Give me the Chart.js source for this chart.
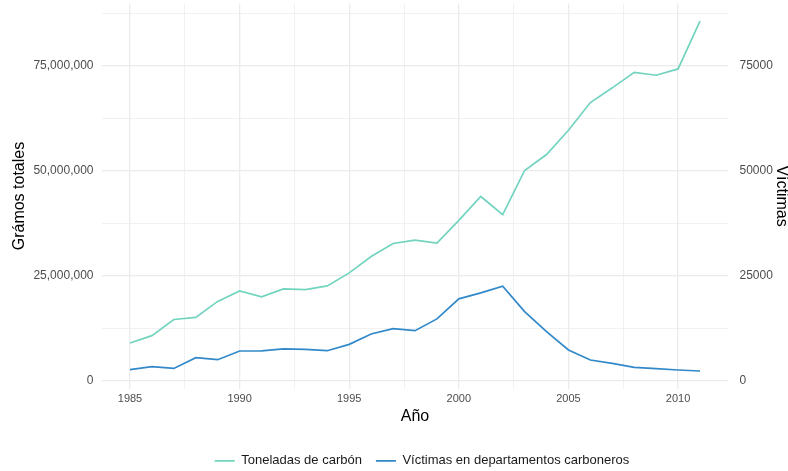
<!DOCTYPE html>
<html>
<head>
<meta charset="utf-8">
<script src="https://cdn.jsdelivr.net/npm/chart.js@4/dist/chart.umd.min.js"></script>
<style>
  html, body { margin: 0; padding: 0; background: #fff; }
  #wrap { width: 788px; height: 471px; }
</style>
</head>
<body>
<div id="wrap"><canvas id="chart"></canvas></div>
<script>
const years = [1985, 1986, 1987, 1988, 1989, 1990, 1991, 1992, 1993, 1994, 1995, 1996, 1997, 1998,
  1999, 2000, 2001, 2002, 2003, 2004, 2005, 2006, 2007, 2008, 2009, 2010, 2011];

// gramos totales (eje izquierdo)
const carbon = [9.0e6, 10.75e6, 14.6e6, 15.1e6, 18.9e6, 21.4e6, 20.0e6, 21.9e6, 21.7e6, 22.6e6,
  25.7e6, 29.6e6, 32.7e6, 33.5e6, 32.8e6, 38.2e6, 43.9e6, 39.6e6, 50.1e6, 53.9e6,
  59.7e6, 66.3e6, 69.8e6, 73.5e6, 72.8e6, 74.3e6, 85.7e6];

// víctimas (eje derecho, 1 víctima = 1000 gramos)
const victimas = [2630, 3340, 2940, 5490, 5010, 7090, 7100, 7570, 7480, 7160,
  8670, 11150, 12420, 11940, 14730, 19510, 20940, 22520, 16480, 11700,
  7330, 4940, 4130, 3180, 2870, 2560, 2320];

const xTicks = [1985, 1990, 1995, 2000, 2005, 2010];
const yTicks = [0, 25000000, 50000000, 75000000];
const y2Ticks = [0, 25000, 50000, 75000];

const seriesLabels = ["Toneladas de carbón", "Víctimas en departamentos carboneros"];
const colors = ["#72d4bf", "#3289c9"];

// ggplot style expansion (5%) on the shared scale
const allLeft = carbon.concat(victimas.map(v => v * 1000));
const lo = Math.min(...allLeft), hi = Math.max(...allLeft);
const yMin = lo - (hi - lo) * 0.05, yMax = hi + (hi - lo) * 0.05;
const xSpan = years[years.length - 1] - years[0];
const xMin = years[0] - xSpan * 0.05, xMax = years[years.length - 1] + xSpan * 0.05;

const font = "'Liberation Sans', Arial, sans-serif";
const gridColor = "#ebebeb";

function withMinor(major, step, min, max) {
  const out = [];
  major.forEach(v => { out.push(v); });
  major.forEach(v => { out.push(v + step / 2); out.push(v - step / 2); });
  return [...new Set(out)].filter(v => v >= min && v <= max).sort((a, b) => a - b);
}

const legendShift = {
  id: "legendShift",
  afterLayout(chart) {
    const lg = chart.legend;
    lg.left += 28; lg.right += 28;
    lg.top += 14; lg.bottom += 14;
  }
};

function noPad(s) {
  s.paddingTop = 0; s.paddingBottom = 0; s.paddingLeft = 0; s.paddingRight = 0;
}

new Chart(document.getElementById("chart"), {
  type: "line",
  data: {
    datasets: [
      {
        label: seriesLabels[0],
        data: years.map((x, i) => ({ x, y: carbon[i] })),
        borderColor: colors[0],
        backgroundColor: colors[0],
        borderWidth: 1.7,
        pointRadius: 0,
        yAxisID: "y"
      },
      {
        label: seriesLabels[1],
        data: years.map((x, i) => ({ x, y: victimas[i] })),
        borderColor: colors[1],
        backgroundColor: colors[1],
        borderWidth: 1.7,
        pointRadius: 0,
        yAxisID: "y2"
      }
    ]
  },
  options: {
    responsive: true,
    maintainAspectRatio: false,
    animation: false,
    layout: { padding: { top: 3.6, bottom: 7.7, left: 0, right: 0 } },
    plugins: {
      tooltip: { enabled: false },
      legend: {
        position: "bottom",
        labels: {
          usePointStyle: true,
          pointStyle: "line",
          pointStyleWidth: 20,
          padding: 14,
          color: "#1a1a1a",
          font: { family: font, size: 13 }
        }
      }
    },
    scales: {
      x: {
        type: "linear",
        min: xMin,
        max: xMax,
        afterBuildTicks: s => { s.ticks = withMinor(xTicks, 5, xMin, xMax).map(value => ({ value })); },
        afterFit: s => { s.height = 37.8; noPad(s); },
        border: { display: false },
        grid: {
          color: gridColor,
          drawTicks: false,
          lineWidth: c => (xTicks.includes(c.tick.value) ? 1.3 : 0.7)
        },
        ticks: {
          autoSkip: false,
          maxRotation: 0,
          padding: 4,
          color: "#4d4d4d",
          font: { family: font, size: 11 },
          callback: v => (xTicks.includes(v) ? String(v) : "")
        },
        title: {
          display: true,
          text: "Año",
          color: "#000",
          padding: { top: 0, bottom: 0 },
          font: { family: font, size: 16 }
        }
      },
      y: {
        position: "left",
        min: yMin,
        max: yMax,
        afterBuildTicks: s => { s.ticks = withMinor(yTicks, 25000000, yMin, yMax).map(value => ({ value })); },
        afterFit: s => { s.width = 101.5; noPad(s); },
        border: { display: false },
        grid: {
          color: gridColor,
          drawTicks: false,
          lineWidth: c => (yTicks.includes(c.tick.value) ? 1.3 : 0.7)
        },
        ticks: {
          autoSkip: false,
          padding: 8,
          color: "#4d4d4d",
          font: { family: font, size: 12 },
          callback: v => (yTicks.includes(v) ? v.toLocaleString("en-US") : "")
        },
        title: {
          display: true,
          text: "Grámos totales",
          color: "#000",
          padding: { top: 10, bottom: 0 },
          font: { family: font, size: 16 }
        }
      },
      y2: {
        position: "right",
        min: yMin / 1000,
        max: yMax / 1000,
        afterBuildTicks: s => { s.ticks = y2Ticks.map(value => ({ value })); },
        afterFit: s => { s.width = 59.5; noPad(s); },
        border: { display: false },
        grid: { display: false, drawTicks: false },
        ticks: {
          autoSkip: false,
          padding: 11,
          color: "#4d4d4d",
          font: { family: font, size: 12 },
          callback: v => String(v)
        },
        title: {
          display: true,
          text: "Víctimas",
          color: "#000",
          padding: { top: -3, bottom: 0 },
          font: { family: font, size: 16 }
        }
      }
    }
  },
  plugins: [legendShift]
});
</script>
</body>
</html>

--

■ Your instructions
Repeat only what lies between the start of the data and the end of the line containing "2009, 2010, 2011];", exactly, with pictures left out.

■ Final result
Give me the Chart.js source for this chart.
<!DOCTYPE html>
<html>
<head>
<meta charset="utf-8">
<script src="https://cdn.jsdelivr.net/npm/chart.js@4/dist/chart.umd.min.js"></script>
<style>
  html, body { margin: 0; padding: 0; background: #fff; }
  #wrap { width: 788px; height: 471px; }
</style>
</head>
<body>
<div id="wrap"><canvas id="chart"></canvas></div>
<script>
const years = [1985, 1986, 1987, 1988, 1989, 1990, 1991, 1992, 1993, 1994, 1995, 1996, 1997, 1998,
  1999, 2000, 2001, 2002, 2003, 2004, 2005, 2006, 2007, 2008, 2009, 2010, 2011];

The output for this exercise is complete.